20k looks awfully low just for a sensor, that's 15mA and 4.5W at full voltage! You want to reach a suitable compromise between accuracy, leakage and tolerable loading (dissipation). That's what engineering is, optimization.
Ah, the 5V source has a diode and a 400k resistor? Then that diode can be very small as well; I don't think you'll find a 1N4148 in 400V+ ratings (aside from specialty high voltage rectifiers), so a UF4004 or better would be fine. Or if you don't care about having 400k loading the circuit under test, just leave it hooked up all the time, no diode whatsoever... 1mA backflow into the 5V source probably isn't the worst that can happen, and might do nothing at all, or need only a little work to be reliable (like the zener to keep the supply voltage from running away in case of excess current).
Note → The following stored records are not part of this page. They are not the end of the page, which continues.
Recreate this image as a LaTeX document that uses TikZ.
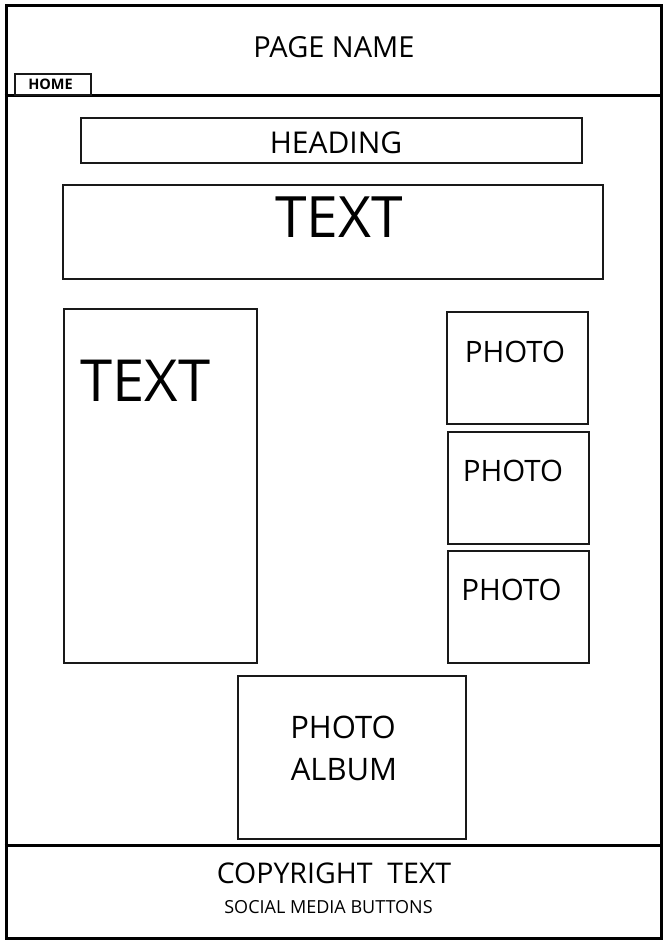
\documentclass[tikz,border=0pt]{standalone}
\usepackage{fontspec}
\setmainfont{Open Sans}
\newcommand{\fs}[1]{\fontsize{#1}{#1}\selectfont}
\begin{document}
\begin{tikzpicture}[x=1pt,y=-1pt,
  box/.style={draw=black!90, line width=1.5pt, inner sep=0pt, anchor=north west},
  frame/.style={draw=black, line width=3pt},
  lbl/.style={inner sep=0pt, text=black}]
\useasboundingbox (0,0) rectangle (663,940);
% outer frame and separators
\node[frame, inner sep=0pt, anchor=north west, minimum width=655pt, minimum height=933pt] (page) at (4.5,4) {};
\coordinate (hl) at (4.5,95.5);
\coordinate (hr) at (659.5,95.5);
\draw[frame] (hl) -- (hr);
\coordinate (fl) at (4.5,845.5);
\coordinate (fr) at (659.5,845.5);
\draw[frame] (fl) -- (fr);
% header
\node[lbl, font=\fs{29}] (pagename) at (334,47) {PAGE NAME};
\node[box, minimum width=76pt, minimum height=21pt] (homebox) at (14,73) {};
\node[lbl, font=\bfseries\fs{14.5}] (home) at (50.5,84) {HOME};
% heading
\node[box, minimum width=501pt, minimum height=45pt] (headbox) at (80,117) {};
\node[lbl, font=\fs{30}] (heading) at (336,142.5) {HEADING};
% top text
\node[box, minimum width=540pt, minimum height=94pt] (textbox) at (62,184) {};
\node[lbl, font=\fs{57}] (text1) at (339,217.5) {TEXT};
% left text
\node[box, minimum width=193pt, minimum height=354pt] (ltextbox) at (63,308) {};
\node[lbl, font=\fs{58}] (text2) at (145.5,381) {TEXT};
% photos
\node[box, minimum width=141pt, minimum height=112pt] (ph1) at (446,311) {};
\node[lbl, font=\fs{29.5}] (pt1) at (515,352) {PHOTO};
\node[box, minimum width=141pt, minimum height=112pt] (ph2) at (447,431) {};
\node[lbl, font=\fs{29.5}] (pt2) at (513,471) {PHOTO};
\node[box, minimum width=141pt, minimum height=112pt] (ph3) at (447,550) {};
\node[lbl, font=\fs{29.5}] (pt3) at (511.5,590) {PHOTO};
% album
\node[box, minimum width=228pt, minimum height=163pt] (album) at (237,675) {};
\node[lbl, font=\fs{31}] (al1) at (343,727) {PHOTO};
\node[lbl, font=\fs{31}] (al2) at (344,769.5) {ALBUM};
% footer
\node[lbl, font=\fs{28.5}] (copy) at (334,873) {COPYRIGHT\ \ TEXT};
\node[lbl, font=\fs{18}] (social) at (328.5,907) {SOCIAL MEDIA BUTTONS};
\end{tikzpicture}
\end{document}
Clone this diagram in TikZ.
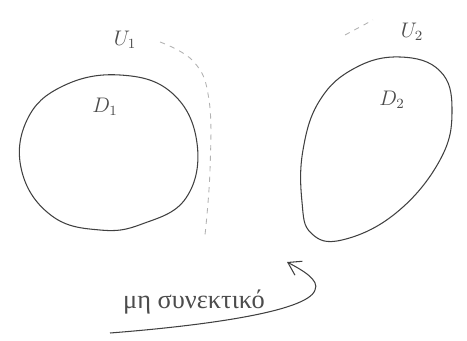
\documentclass[tikz,border=0pt]{standalone}
\usepackage{fontspec}
\newfontfamily\greekfont{Liberation Serif}
\usetikzlibrary{arrows.meta}

\begin{document}
\begin{tikzpicture}[x=0.02cm, y=-0.02cm,
    region/.style={draw=black!75, line width=0.6pt},
    nbhd/.style ={draw=black!30, dashed, line width=0.5pt},
    lbl/.style  ={font=\large, text=black!70},
    note/.style ={font=\greekfont\fontsize{15}{18}\selectfont, text=black!70}
  ]
  \useasboundingbox (0,0) rectangle (467,341);

  % Sets D1, D2
  \draw[region] plot[smooth cycle, tension=0.7] coordinates
    {(120,75) (172,93) (197,143) (186,198) (142,224) (100,230) (52,216) (22,172) (27,120) (63,86)};
  \draw[region] plot[smooth cycle, tension=0.7] coordinates
    {(400,57) (440,71) (452,110) (440,160) (396,213) (342,240) (311,233) (302,202) (303,150) (320,100) (355,68)};

  % Neighbourhoods U1, U2
  \draw[nbhd] plot[smooth, tension=0.7] coordinates
    {(160,42) (194,62) (209,100) (210,170) (205,235)};
  \draw[nbhd] (345,35) -- (373,20);

  % Labels
  \node[lbl] (d1) at (105,107) {$D_1$};
  \node[lbl] (d2) at (392,100) {$D_2$};
  \node[lbl] (u1) at (125,40)  {$U_1$};
  \node[lbl] (u2) at (412,32)  {$U_2$};
  \node[note] (nc) at (194,302) {μη συνεκτικό};

  % Arrow under the note
  \coordinate (start) at (110,333);
  \coordinate (turn)  at (315,290);
  \coordinate (tip)   at (287,262);
  \draw[black!75, line width=0.6pt, -{Straight Barb[length=7pt, width=9pt]}]
    (start) .. controls (200,326) and (308,312) .. (turn)
            .. controls (320,280) and (302,270) .. (tip);
\end{tikzpicture}
\end{document}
You could just as well bias the ADC input with a resistor and connect that, in turn, to the load; even use just one diode, so the ADC measures the "high" end of the diode. You lose a diode drop, but I'm guessing now that you're not going for 10+ bit accuracy or anything.
Again, you're counting on everything settling to the expected voltage; I don't know what exactly you're looking to get from it, but the accuracy isn't looking good. You might just use a comparator instead of the ADC (well, technically it's still a 1-bit ADC) to do a dumb go/no-go condition, for instance.